What It Means to be an Animal Rescue Professional

As you would guess from our organization title, we have an opinion and perspective on what it means to be someone that is called a professional in the world of animal rescue and we’re happy to share it. Please know though, that our goal is to start a conversation and not to pass judgment. We welcome YOUR perspective on the subject so please talk back to us. Here’s our take to get the conversation started:

At ARPA we believe that there are 4 criteria that differentiate whether someone can be called an Animal Rescue Professional or not. In our opinion, an Animal Rescue Professional is someone who:

1) Goes beyond the hobby

2) Focuses on continuous learning

3) Applies standards & best practices

4) Pays it forward

Goes beyond the hobby

The dictionary defines a hobby as “an activity done regularly in one’s leisure time for pleasure.” The dictionary further defines a profession as “an occupation, especially one that involves prolonged training and a formal qualification.” As you know there are thousands of volunteers in animal rescue and many of them volunteer to help in many different aspects of animal rescue. From volunteering with transporting to fostering animals needing a temporary home; from walking dogs at the local shelter to doing loads of laundry to keep the blankets clean, these volunteers are often the lifeblood of both animal rescues and shelters who count on them to make the operations run smoothly. But are these volunteers animal rescue professionals? We by no means intend to take anything away from the great work these volunteers do but our perspective is that they have not crossed into the professional threshold through these activities. The tasks they are doing are being defined by people that are rescue professionals, and the volunteers are operating within the framework given to them without regard to how it was developed. In our opinion, for a volunteer to satisfy the criteria to go beyond the hobby, they need to be more regularly involved than in their leisure time and perform the activities often enough to move towards the definition of a professional.
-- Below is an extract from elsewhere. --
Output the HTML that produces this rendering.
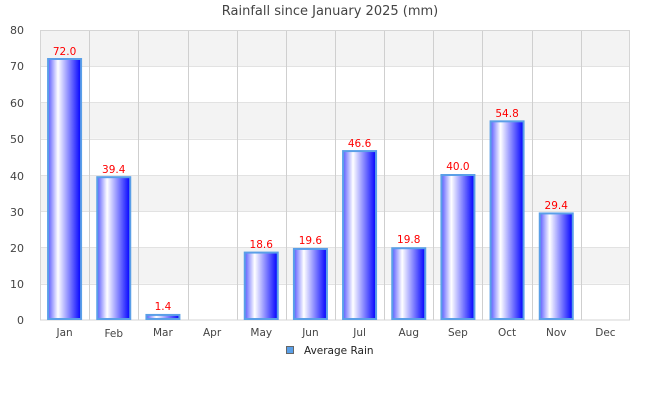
<!DOCTYPE html>
<html><head><meta charset="utf-8"><style>body{margin:0;background:#fff}svg{display:block}text{font-family:"DejaVu Sans","Liberation Sans",sans-serif}</style></head><body>
<svg width="660" height="400" xmlns="http://www.w3.org/2000/svg">
<defs><linearGradient id="g" x1="0" x2="1" y1="0" y2="0">
<stop offset="0" stop-color="#5a5aff"/><stop offset="0.3" stop-color="#ffffff"/><stop offset="1" stop-color="#0000ff"/></linearGradient></defs>
<text x="330" y="15" font-size="13" fill="#444" text-anchor="middle">Rainfall since January 2025 (mm)</text>
<g fill="#f3f3f3">
<rect x="40" y="30" width="590" height="36.25"/><rect x="40" y="102.5" width="590" height="36.25"/><rect x="40" y="175" width="590" height="36.25"/><rect x="40" y="247.5" width="590" height="36.25"/></g>
<g stroke="#e2e2e2" stroke-width="1">
<line x1="40" x2="630" y1="66.5" y2="66.5"/><line x1="40" x2="630" y1="102.5" y2="102.5"/><line x1="40" x2="630" y1="139.5" y2="139.5"/><line x1="40" x2="630" y1="175.5" y2="175.5"/><line x1="40" x2="630" y1="211.5" y2="211.5"/><line x1="40" x2="630" y1="247.5" y2="247.5"/><line x1="40" x2="630" y1="284.5" y2="284.5"/></g>
<g stroke="#cfcfcf" stroke-width="1">
<line x1="89.5" x2="89.5" y1="30" y2="320"/><line x1="138.5" x2="138.5" y1="30" y2="320"/><line x1="188.5" x2="188.5" y1="30" y2="320"/><line x1="237.5" x2="237.5" y1="30" y2="320"/><line x1="286.5" x2="286.5" y1="30" y2="320"/><line x1="335.5" x2="335.5" y1="30" y2="320"/><line x1="384.5" x2="384.5" y1="30" y2="320"/><line x1="433.5" x2="433.5" y1="30" y2="320"/><line x1="482.5" x2="482.5" y1="30" y2="320"/><line x1="532.5" x2="532.5" y1="30" y2="320"/><line x1="581.5" x2="581.5" y1="30" y2="320"/></g>
<rect x="40.5" y="30.5" width="589" height="289.5" fill="none" stroke="#d5d5d5"/>
<g fill="url(#g)" stroke="#5a9fe8" stroke-width="2">
<rect x="48.08" y="59" width="33" height="260"/>
<rect x="97.25" y="177.18" width="33" height="141.82"/>
<rect x="146.42" y="314.93" width="33" height="4.07"/>
<rect x="244.75" y="252.58" width="33" height="66.42"/>
<rect x="293.92" y="248.95" width="33" height="70.05"/>
<rect x="343.08" y="151.08" width="33" height="167.92"/>
<rect x="392.25" y="248.23" width="33" height="70.77"/>
<rect x="441.42" y="175" width="33" height="144"/>
<rect x="490.58" y="121.35" width="33" height="197.65"/>
<rect x="539.75" y="213.43" width="33" height="105.57"/>
</g>
<g font-size="10.5" fill="#f00" text-anchor="middle">
<text x="64.58" y="55">72.0</text><text x="113.75" y="173">39.4</text><text x="162.92" y="310">1.4</text><text x="261.25" y="248">18.6</text><text x="310.42" y="244">19.6</text><text x="359.58" y="147">46.6</text><text x="408.75" y="243">19.8</text><text x="457.92" y="170">40.0</text><text x="507.08" y="117">54.8</text><text x="556.25" y="209">29.4</text></g>
<g font-size="10.5" fill="#444" text-anchor="middle">
<text x="64.58" y="336">Jan</text><text x="113.75" y="337">Feb</text><text x="162.92" y="336">Mar</text><text x="212.08" y="336">Apr</text><text x="261.25" y="336">May</text><text x="310.42" y="336">Jun</text><text x="359.58" y="336">Jul</text><text x="408.75" y="336">Aug</text><text x="457.92" y="336">Sep</text><text x="507.08" y="336">Oct</text><text x="556.25" y="336">Nov</text><text x="605.42" y="336">Dec</text></g>
<g font-size="11" fill="#444" text-anchor="end">
<text x="24" y="34">80</text><text x="24" y="70">70</text><text x="24" y="107">60</text><text x="24" y="143">50</text><text x="24" y="180">40</text><text x="24" y="216">30</text><text x="24" y="252">20</text><text x="24" y="288">10</text><text x="24" y="324">0</text></g>
<rect x="286.5" y="346.5" width="7" height="7" fill="#5a9fe8" stroke="#666"/>
<text x="304" y="354" font-size="10.5" fill="#222">Average Rain</text>
</svg></body></html>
For example there are thousands of people that do volunteer rescue relay transport each week in the U.S. But for many of them, it is an infrequent activity at best volunteering monthly or even quarterly when the story or photos of the animals needing to be moved touches their heart. We believe that there is not a hard and fast number of activities a person has to perform in order to cross the threshold between hobby and profession so let’s talk about some of the other criterion that differentiates professionals.
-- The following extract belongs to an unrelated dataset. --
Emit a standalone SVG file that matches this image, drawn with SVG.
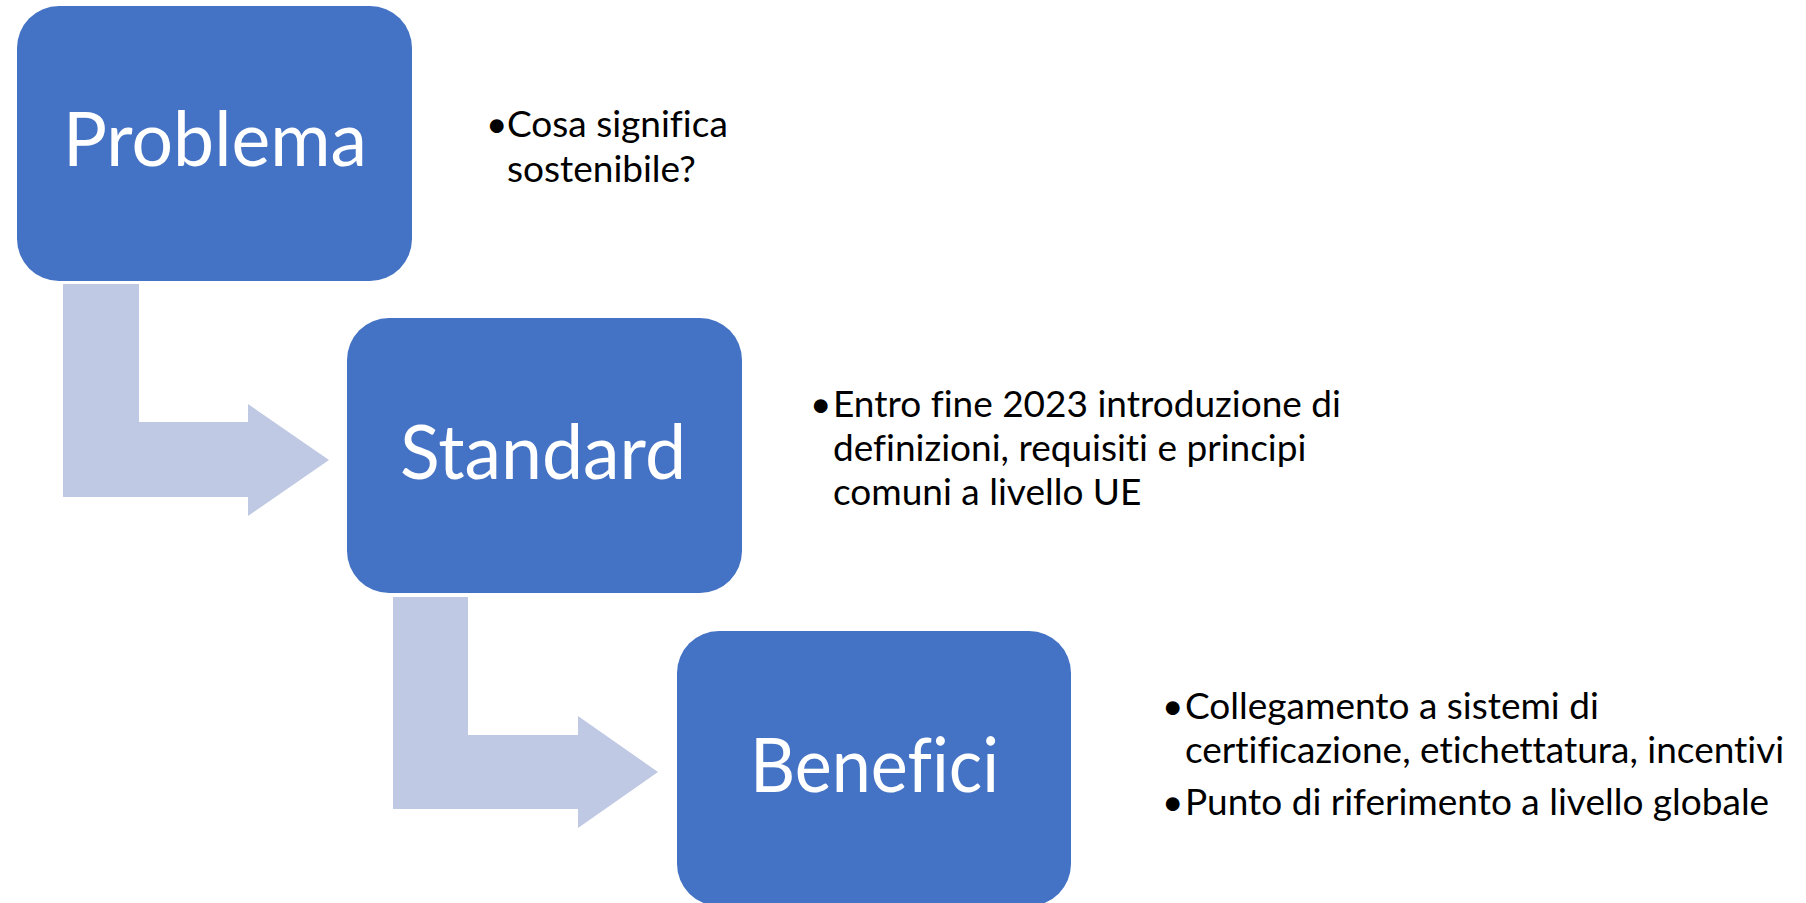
<svg xmlns="http://www.w3.org/2000/svg" width="1806" height="903" viewBox="0 0 1806 903">
<style>
.box{fill:#4472C4}
.arrow{fill:#BFC9E3}
.title{font-family:Lato,"Liberation Sans",sans-serif;font-size:75px;fill:#fff;text-anchor:middle;font-variant-ligatures:none}
.txt{font-family:Lato,"Liberation Sans",sans-serif;font-size:37px;fill:#000;font-variant-ligatures:none}
</style>
<rect width="1806" height="903" fill="#fff"/>
<g id="connectors">
<path class="arrow" d="M63,284 H139 V422 H248 V404 L329,460 L248,516 V497 H63 Z"/>
<path class="arrow" d="M393,597 H468 V735 H578 V716 L658,772 L578,828 V809 H393 Z"/>
</g>
<g id="node-problema">
<rect class="box" x="17" y="6" width="395" height="275" rx="42"/>
<text class="title" x="215" y="166" textLength="304" lengthAdjust="spacingAndGlyphs">Problema</text>
</g>
<g id="node-standard">
<rect class="box" x="347" y="318" width="395" height="275" rx="42"/>
<text class="title" x="543" y="479" textLength="286" lengthAdjust="spacingAndGlyphs">Standard</text>
</g>
<g id="node-benefici">
<rect class="box" x="677" y="631" width="394" height="275" rx="42"/>
<text class="title" x="874.5" y="792" textLength="249" lengthAdjust="spacingAndGlyphs">Benefici</text>
</g>
<g id="text-problema">
<text class="txt" x="486" y="137">•</text>
<text class="txt" x="507" y="137">Cosa significa</text>
<text class="txt" x="507" y="182">sostenibile?</text>
</g>
<g id="text-standard">
<text class="txt" x="810" y="417">•</text>
<text class="txt" x="833" y="417">Entro fine 2023 introduzione di</text>
<text class="txt" x="833" y="461">definizioni, requisiti e principi</text>
<text class="txt" x="833" y="505">comuni a livello UE</text>
</g>
<g id="text-benefici">
<text class="txt" x="1162" y="719">•</text>
<text class="txt" x="1185" y="719">Collegamento a sistemi di</text>
<text class="txt" x="1185" y="763">certificazione, etichettatura, incentivi</text>
<text class="txt" x="1162" y="815">•</text>
<text class="txt" x="1185" y="815">Punto di riferimento a livello globale</text>
</g>
</svg>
Focuses on continuous education

From the time we are born until the time we pass on, we are constantly learning and absorbing more and more information. But just passively participating in activities is not considered continuous education in our definition. A professional in animal rescue activities is someone that makes continuous education a part of their regular activities. Whether you are an animal photographer, an animal handler, or even an animal rescue foster professional, constantly seeking out more information to better perform the activities you do helps differentiate an animal rescue professional, from volunteers and hobbyists. Keep in mind that we are not trying to insinuate that only formal coursework and classes are acceptable forms of continuous education. Working with other professionals to learn new skills, participating in online training or webinars, and reading books on the profession are all examples of furthering your eduction towards being a professional.
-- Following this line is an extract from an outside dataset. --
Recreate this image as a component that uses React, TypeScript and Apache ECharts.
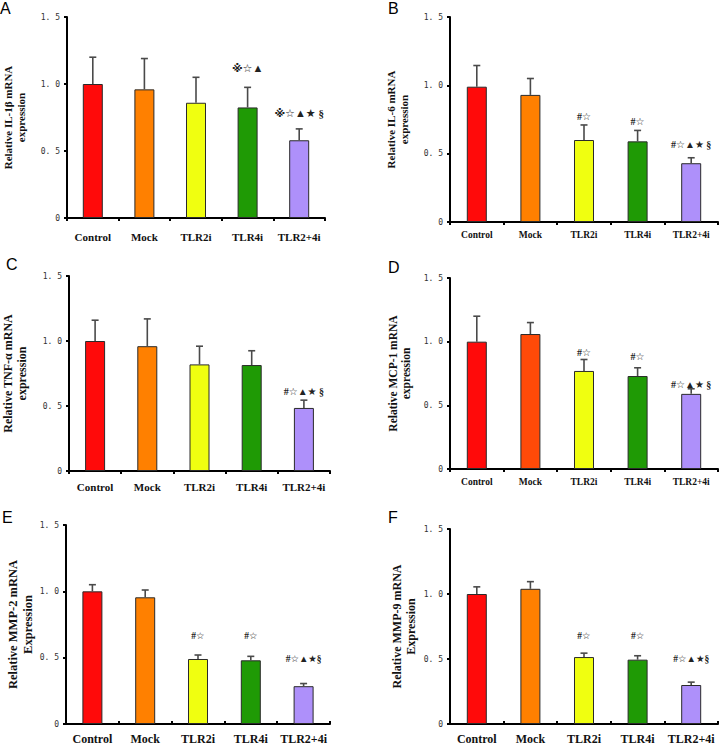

Applies standards & best practices

Learning from others that have gone before us and applying their learnings and practices is another differentiator and indicator that a rescuer is down the path of a professional. The standards of animal care, the best practices in animal medicine and the standards for animal transport are all things that have been developed prior to us, or with our active participation. Learning and applying these to the profession is an indication that you are dedicated to the ongoing development and success of the industry.

Pays it forward

Contributing back to the profession or the people that are active in it is the final criteria for determining whether someone is an animal rescue professional. Simply participating or doing activities is not enough in our opinion, to consider yourself or someone else a professional. Whether paying it forward by educating others in the profession, leading and guiding volunteers, or contributing to learnings through blogs, videos, tutorials or other courseware, paying it forward is critical to demonstrating your leadership in the world of animal rescue and by our criteria, required to be considered a professional.

Our perspective is that simply satisfying one or two of these criterion does not make someone an animal rescue professional. You have to meet all four of these to be considered a professional. So what is your perspective? Agree? Disagree? Are we being too harsh or not setting the bar high enough? We welcome the discussion.